À propos des morceaux de bitume trouvés à Sutton Hoo, dont certains ont supposé qu’ils étaient liés au calfatage du navire, il note que les Sassanides utilisaient le bitume pour le revêtement des poteries et que les principales sources provenaient du Moyen-Orient, tandis que le médecin grec du premier siècle, Dioscurides, a écrit sur ses nombreuses utilisations médicales, de l’asthme à la douleur de la hanche.
M. Simpson précise que l’analyse scientifique des morceaux de bitume [de Sutton Hoo] montre qu’ils proviennent d’une source spécifique du nord-est de la Syrie : “Je pense qu’il s’agit d’un autre objet qui a été rapporté avec un pouvoir curatif perçu ou réel… par des guerriers superstitieux qui se sont peut-être même convertis au christianisme lors des croisades byzantines contre les Sassanides”.
Une bouteille en poterie provenant de Sutton Hoo – la seule poterie provenant de l’ensemble de la sépulture – a longtemps intrigué les chercheurs, car elle ne ressemble à rien de ce que l’on trouve en Europe du Nord. M. Simpson estime qu’elle était typique des poteries de cette période produites dans le nord de la Mésopotamie et qu’elle contenait de l’huile parfumée provenant de cette région.
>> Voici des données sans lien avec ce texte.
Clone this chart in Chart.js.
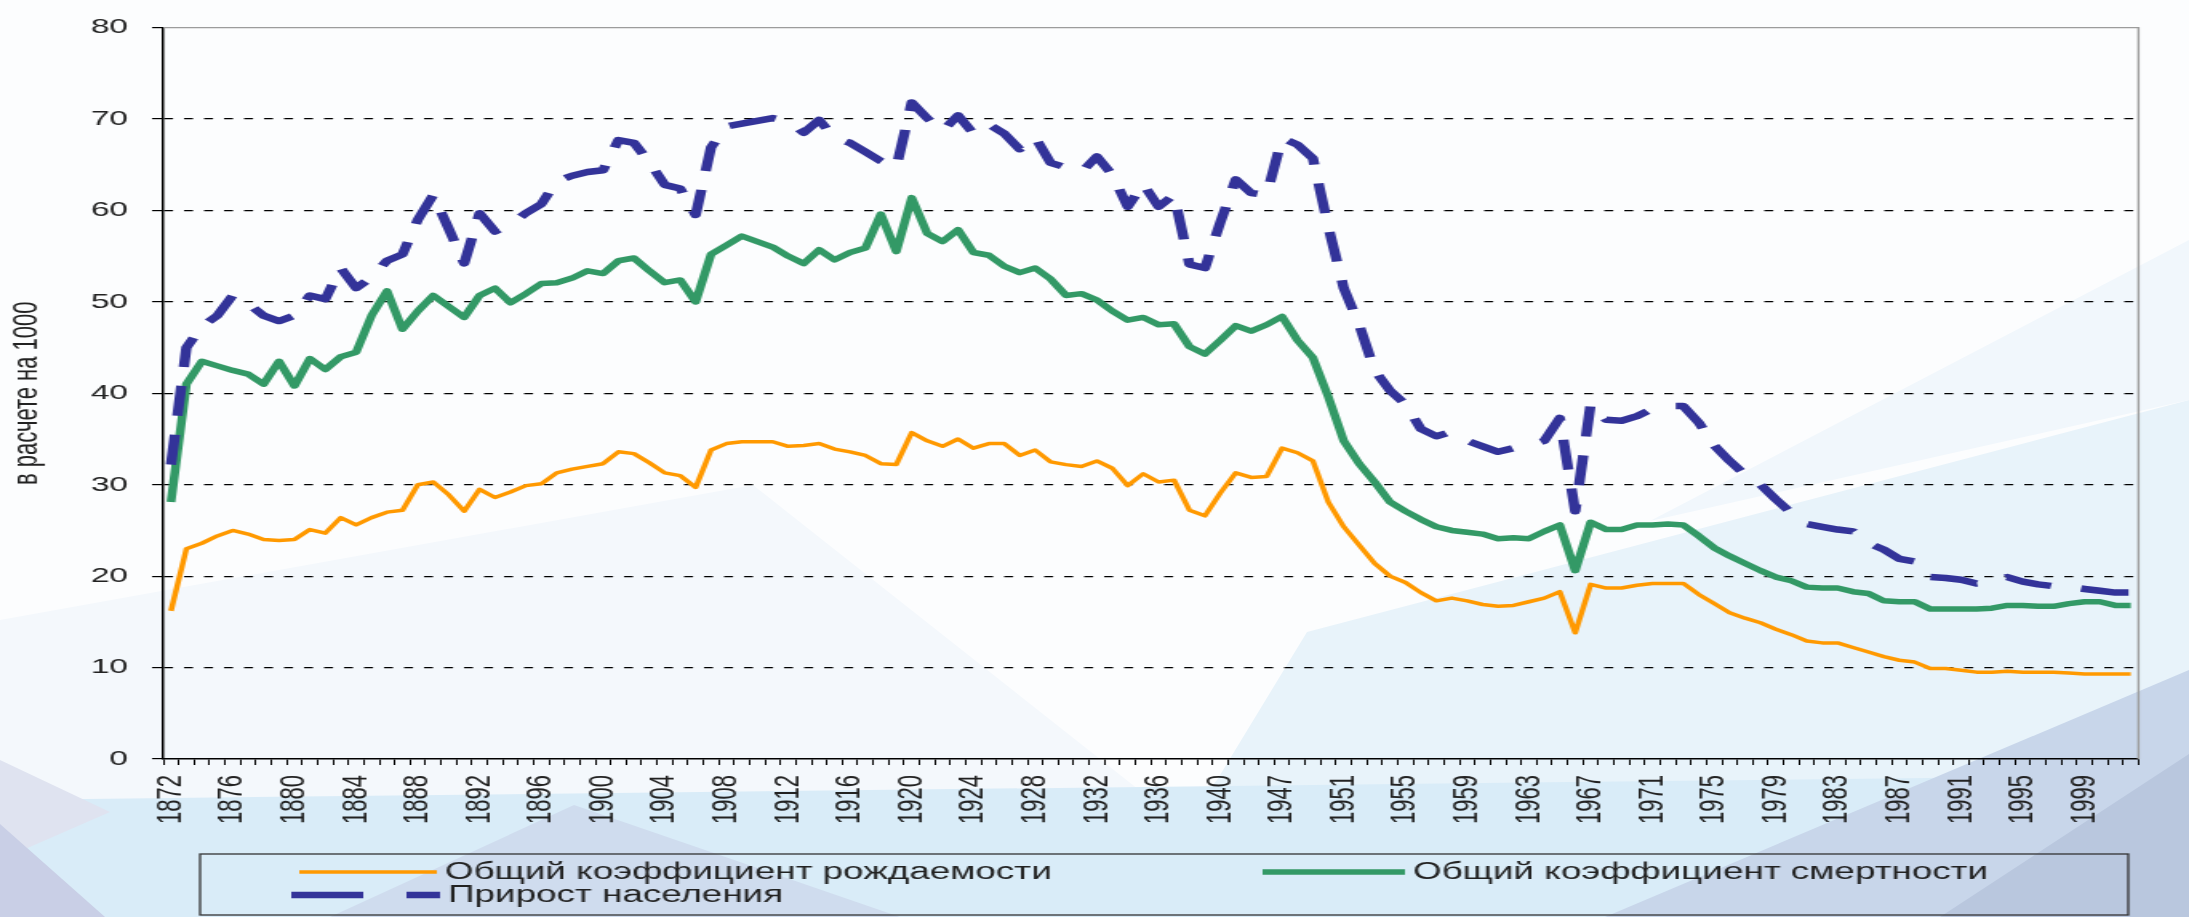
<!DOCTYPE html>
<html>
<head>
<meta charset="utf-8">
<title>Рождаемость, смертность и прирост населения</title>
<script src="https://cdn.jsdelivr.net/npm/chart.js@4.4.1/dist/chart.umd.min.js"></script>
<style>
  html, body { margin: 0; padding: 0; }
  body { width: 2189px; height: 917px; overflow: hidden; position: relative; background: #fcfdfe; }
  #bg { position: absolute; left: 0; top: 0; }
  /* the chart is laid out narrow and then stretched sideways */
  #wrap { position: absolute; left: 0; top: 0; width: 1368px; height: 917px;
          transform: scaleX(1.6002); transform-origin: 0 0; }
</style>
</head>
<body>
<svg id="bg" width="2189" height="917" viewBox="0 0 2189 917">
  <rect width="2189" height="917" fill="#fcfdfe"/>
  <polygon points="0,620 753,485 1300,917 0,917" fill="#f4f8fc"/>
  <polygon points="1217,780 1307,632 2189,400 2189,917 1100,917" fill="#e8f3fa"/>
  <polygon points="1650,521 2189,400 2189,240" fill="#f1f7fc"/>
  <polygon points="0,800 2189,775 2189,917 0,917" fill="#d9ecf8"/>
  <polygon points="0,760 110,812 0,860" fill="#dfe3f0"/>
  <polygon points="0,824 105,917 0,917" fill="#c9cfe6"/>
  <polygon points="574,805 900,917 330,917" fill="#cfdcee"/>
  <polygon points="1605,917 2189,670 2189,917" fill="#c8d6ea"/>
  <polygon points="1940,917 2189,754 2189,917" fill="#b9c7de"/>
</svg>
<div id="wrap"><canvas id="rates_chart"></canvas></div>
<script>
// years on the category axis (1941-1943 are absent in the series)
const years = [
  1872, 1873, 1874, 1875, 1876, 1877, 1878, 1879, 1880, 1881,
  1882, 1883, 1884, 1885, 1886, 1887, 1888, 1889, 1890, 1891,
  1892, 1893, 1894, 1895, 1896, 1897, 1898, 1899, 1900, 1901,
  1902, 1903, 1904, 1905, 1906, 1907, 1908, 1909, 1910, 1911,
  1912, 1913, 1914, 1915, 1916, 1917, 1918, 1919, 1920, 1921,
  1922, 1923, 1924, 1925, 1926, 1927, 1928, 1929, 1930, 1931,
  1932, 1933, 1934, 1935, 1936, 1937, 1938, 1939, 1940, 1944,
  1945, 1946, 1947, 1948, 1949, 1950, 1951, 1952, 1953, 1954,
  1955, 1956, 1957, 1958, 1959, 1960, 1961, 1962, 1963, 1964,
  1965, 1966, 1967, 1968, 1969, 1970, 1971, 1972, 1973, 1974,
  1975, 1976, 1977, 1978, 1979, 1980, 1981, 1982, 1983, 1984,
  1985, 1986, 1987, 1988, 1989, 1990, 1991, 1992, 1993, 1994,
  1995, 1996, 1997, 1998, 1999, 2000, 2001, 2002
];

// years that get a label under the axis
const labelYears = [
  1872, 1876, 1880, 1884, 1888, 1892, 1896, 1900, 1904, 1908,
  1912, 1916, 1920, 1924, 1928, 1932, 1936, 1940, 1947, 1951,
  1955, 1959, 1963, 1967, 1971, 1975, 1979, 1983, 1987, 1991,
  1995, 1999
];

const birthRate = [
  16.2, 23.0, 23.6, 24.4, 25.0, 24.6, 24.0, 23.9, 24.0, 25.1,
  24.7, 26.4, 25.6, 26.4, 27.0, 27.2, 30.0, 30.3, 28.9, 27.1,
  29.5, 28.6, 29.2, 29.9, 30.1, 31.3, 31.7, 32.0, 32.3, 33.6,
  33.4, 32.4, 31.3, 31.0, 29.7, 33.8, 34.5, 34.7, 34.7, 34.7,
  34.2, 34.3, 34.5, 33.9, 33.6, 33.2, 32.3, 32.2, 35.7, 34.8,
  34.2, 35.0, 34.0, 34.5, 34.5, 33.2, 33.8, 32.5, 32.2, 32.0,
  32.6, 31.8, 29.9, 31.2, 30.3, 30.5, 27.2, 26.6, 29.1, 31.3,
  30.8, 30.9, 34.0, 33.5, 32.6, 28.1, 25.4, 23.4, 21.4, 20.0,
  19.3, 18.2, 17.3, 17.6, 17.3, 16.9, 16.7, 16.8, 17.2, 17.6,
  18.3, 13.8, 19.1, 18.7, 18.7, 19.0, 19.2, 19.2, 19.2, 18.0,
  17.0, 16.0, 15.4, 14.9, 14.2, 13.6, 12.9, 12.7, 12.7, 12.2,
  11.7, 11.2, 10.8, 10.6, 9.9, 9.9, 9.7, 9.5, 9.5, 9.6,
  9.5, 9.5, 9.5, 9.4, 9.3, 9.3, 9.3, 9.3
];

const deathRate = [
  28.1, 41.0, 43.5, 43.0, 42.5, 42.1, 41.0, 43.5, 40.8, 43.8,
  42.6, 44.0, 44.5, 48.5, 51.2, 47.0, 49.0, 50.7, 49.5, 48.3,
  50.7, 51.5, 49.9, 50.9, 52.0, 52.1, 52.6, 53.4, 53.1, 54.5,
  54.8, 53.4, 52.1, 52.4, 50.0, 55.2, 56.2, 57.2, 56.6, 56.0,
  55.0, 54.2, 55.7, 54.6, 55.4, 55.9, 59.6, 55.5, 61.4, 57.5,
  56.6, 57.9, 55.4, 55.1, 53.9, 53.2, 53.7, 52.5, 50.7, 50.9,
  50.2, 49.0, 48.0, 48.3, 47.5, 47.6, 45.1, 44.3, 45.8, 47.4,
  46.8, 47.5, 48.4, 45.8, 43.9, 39.6, 34.8, 32.3, 30.3, 28.1,
  27.1, 26.2, 25.4, 25.0, 24.8, 24.6, 24.1, 24.2, 24.1, 24.9,
  25.6, 20.6, 25.9, 25.1, 25.1, 25.6, 25.6, 25.7, 25.6, 24.4,
  23.1, 22.2, 21.4, 20.6, 19.9, 19.5, 18.8, 18.7, 18.7, 18.3,
  18.1, 17.3, 17.2, 17.2, 16.4, 16.4, 16.4, 16.4, 16.5, 16.8,
  16.8, 16.7, 16.7, 17.0, 17.2, 17.2, 16.8, 16.8
];

const growth = [
  32.2, 45.0, 47.3, 48.5, 50.7, 49.8, 48.5, 47.9, 48.5, 50.7,
  50.3, 53.7, 51.5, 52.7, 54.5, 55.2, 59.0, 61.7, 58.0, 54.2,
  59.7, 57.7, 58.5, 59.7, 60.7, 63.2, 63.8, 64.2, 64.4, 67.7,
  67.4, 65.3, 62.8, 62.4, 59.5, 66.9, 69.2, 69.5, 69.8, 70.1,
  69.8, 68.5, 69.9, 67.9, 67.4, 66.4, 65.4, 64.7, 71.8, 70.1,
  68.7, 70.4, 68.4, 69.4, 68.4, 66.7, 68.0, 65.2, 64.7, 64.2,
  65.9, 63.9, 60.4, 62.9, 60.4, 61.7, 54.1, 53.7, 58.7, 63.4,
  61.9, 61.7, 67.9, 67.2, 65.7, 58.2, 51.5, 47.5, 42.5, 40.3,
  38.8, 36.1, 35.3, 35.8, 34.8, 34.2, 33.6, 34.0, 34.3, 34.8,
  37.3, 27.1, 38.8, 37.1, 37.0, 37.5, 38.3, 38.6, 38.6, 36.8,
  34.3, 32.6, 31.1, 30.0, 28.4, 26.9, 25.7, 25.4, 25.1, 24.9,
  23.6, 22.9, 21.9, 21.6, 19.9, 19.8, 19.6, 19.2, 19.4, 19.9,
  19.4, 19.1, 18.9, 18.8, 18.6, 18.4, 18.2, 18.2
];

Chart.defaults.font.family = '"Liberation Sans", Arial, sans-serif';
Chart.defaults.color = '#222';

// grey frame on the top and right of the plot area
const plotFrame = {
  id: 'plotFrame',
  beforeDatasetsDraw(chart) {
    const {ctx, chartArea: a} = chart;
    ctx.save();
    ctx.strokeStyle = '#9c9c9c';
    ctx.lineWidth = 1.4;
    ctx.beginPath();
    ctx.moveTo(a.left, a.top);
    ctx.lineTo(a.right, a.top);
    ctx.lineTo(a.right, a.bottom);
    ctx.stroke();
    ctx.restore();
  }
};

// boxed legend under the axis, two entries in the first row
const boxLegend = {
  id: 'boxLegend',
  afterDraw(chart) {
    const ctx = chart.ctx;
    const items = [
      {ds: 0, x: 187, y: 872, len: 86},
      {ds: 1, x: 789, y: 872, len: 89},
      {ds: 2, x: 182, y: 895, len: 93, dash: [45, 27]}
    ];
    ctx.save();
    ctx.strokeStyle = '#333';
    ctx.lineWidth = 1.3;
    ctx.strokeRect(125, 854, 1205, 61);
    ctx.font = '23px "Liberation Sans", Arial, sans-serif';
    ctx.textBaseline = 'middle';
    ctx.fillStyle = '#222';
    items.forEach(it => {
      const ds = chart.data.datasets[it.ds];
      ctx.save();
      ctx.strokeStyle = ds.borderColor;
      ctx.lineWidth = ds.borderWidth;
      ctx.setLineDash(it.dash || []);
      ctx.beginPath();
      ctx.moveTo(it.x, it.y);
      ctx.lineTo(it.x + it.len, it.y);
      ctx.stroke();
      ctx.restore();
      ctx.fillText(ds.label, it.x + it.len + 5, it.y + 1);
    });
    ctx.restore();
  }
};

var rates_chart = new Chart(document.getElementById('rates_chart'), {
  type: 'line',
  data: {
    labels: years,
    datasets: [
      {
        label: 'Общий коэффициент рождаемости',
        data: birthRate,
        borderColor: '#FF9900',
        borderWidth: 3.5,
        order: 3
      },
      {
        label: 'Общий коэффициент смертности',
        data: deathRate,
        borderColor: '#339966',
        borderWidth: 5.5,
        order: 2
      },
      {
        label: 'Прирост населения',
        data: growth,
        borderColor: '#333399',
        borderWidth: 6.5,
        borderDash: [30, 19],
        order: 1
      }
    ]
  },
  options: {
    responsive: true,
    maintainAspectRatio: false,
    animation: false,
    layout: {
      padding: {left: 0, right: 7.4, top: 18, bottom: 0}
    },
    elements: {
      point: {radius: 0, hoverRadius: 0},
      line: {tension: 0, borderJoinStyle: 'round', fill: false}
    },
    scales: {
      x: {
        offset: true,
        afterFit: (scale) => { scale.height = 158; },
        grid: {
          offset: true,
          drawOnChartArea: false,
          color: '#000',
          tickLength: 6,
          lineWidth: 1
        },
        border: {color: '#000', width: 1.5},
        ticks: {
          autoSkip: false,
          minRotation: 90,
          maxRotation: 90,
          padding: 10,
          color: '#222',
          font: {size: 22},
          callback: function (value, index) {
            return labelYears.includes(years[index]) ? String(years[index]) : '';
          }
        }
      },
      y: {
        min: 0,
        max: 80,
        afterFit: (scale) => { scale.width = 102; },
        ticks: {
          stepSize: 10,
          padding: 15,
          color: '#222',
          font: {size: 21}
        },
        grid: {
          color: (c) => (c.tick && (c.tick.value === 80 || c.tick.value === 0)) ? 'rgba(0,0,0,0)' : '#000',
          tickColor: '#000',
          tickLength: 7,
          lineWidth: 1.2
        },
        border: {color: '#000', width: 1.5, dash: [5.6, 6.9]},
        title: {
          display: true,
          text: 'в расчете на 1000',
          color: '#222',
          font: {size: 22},
          padding: {top: 4, bottom: 0}
        }
      }
    },
    plugins: {
      legend: {display: false},
      tooltip: {enabled: false}
    }
  },
  plugins: [plotFrame, boxLegend]
});
</script>
</body>
</html>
Il en conclut que ces guerriers anglo-saxons ont servi sous Tibère II et son successeur, Maurice, qui a noté dans son manuel militaire que les « Britanniques » savaient se battre « dans les bois ».
Interrogé sur les raisons qui ont poussé les Anglo-Saxons à s’engager dans leurs guerres, Simpson a suggéré « une combinaison d’aventure et de salaire ». Il a ajouté : « Les Byzantins recrutaient des soldats dans toute l’Europe occidentale pour les faire participer à leurs guerres et créer un nouveau modèle d’armée mobile.
M. Gittos, professeur d’histoire médiévale à l’université d’Oxford, a ajouté que “cette découverte ouvre une voie étonnante sur l’histoire des Byzantins selon une perspective étonnamment nouvelle sur l’histoire britannique du début du Moyen Âge.”